What results would mean
If attention-mask MAE beats random-mask MAE, then your core idea is validated: the model’s internal language-conditioned attention is adding useful supervision beyond generic reconstruction.
If random-mask MAE and attention-mask MAE both help by about the same amount, then reconstruction itself is useful, but your mask source is not yet informative enough.
If naive attention masks hurt, but selected-head masks help, then you have learned something important and publishable: the concept works, but only when you respect the sparse-head structure found in current LVLM grounding work. (arXiv)
If the method helps object-pick tasks but not place/stack tasks, then RoboGround already tells you the likely explanation: you are grounding the object but not the goal region. (CVF Open Access)
If nothing helps, the conclusion should not be “the concept is false.” The more likely conclusion is one of these:
- the masks were too noisy,
- the MAE task was too easy,
- the backbone was too weakly grounded to teach itself,
- or the tasks were relation-heavy rather than object-centric. Those are all failure modes already suggested by nearby work. (arXiv)
What I would say publicly, in one sentence
I would frame it like this:
LA-ReconVLA is a credible annotation-free grounding regularizer for VLAs, especially for noun-centric spatial tasks, but it will likely need head selection, mask stabilization, and region-aware design before it can fairly challenge gaze-annotated reconstruction methods. (arXiv)
Bottom line
Your concept does not just sound good on paper.

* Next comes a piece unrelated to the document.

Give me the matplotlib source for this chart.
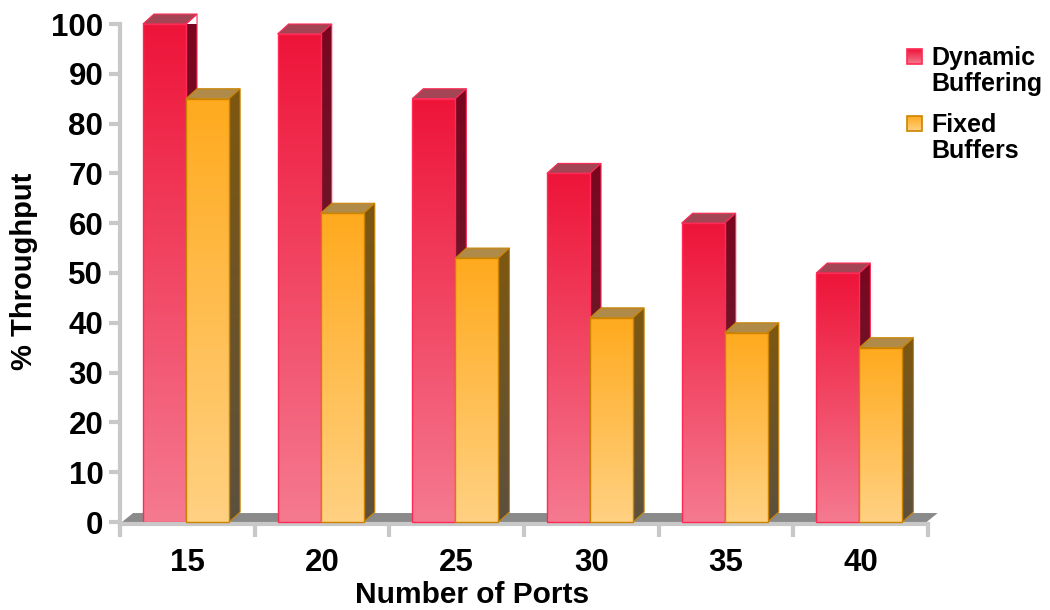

It is built on real signals already documented in current work:
- reconstruction can improve manipulation grounding,
- emergent grounding can exist without explicit labels,
- a few attention heads can localize,
- semantic or text-guided masking can beat random masking,
- and current VLAs still have real language-grounding failures worth fixing. (arXiv)
The idea is good.
The first implementation should be more conservative than the pitch:
- selected heads, not averaged attention,
- regions, not isolated top-k patches,
- stabilized pseudo-targets,
- and controls against generic MAE gains.
That is where I would put the effort first.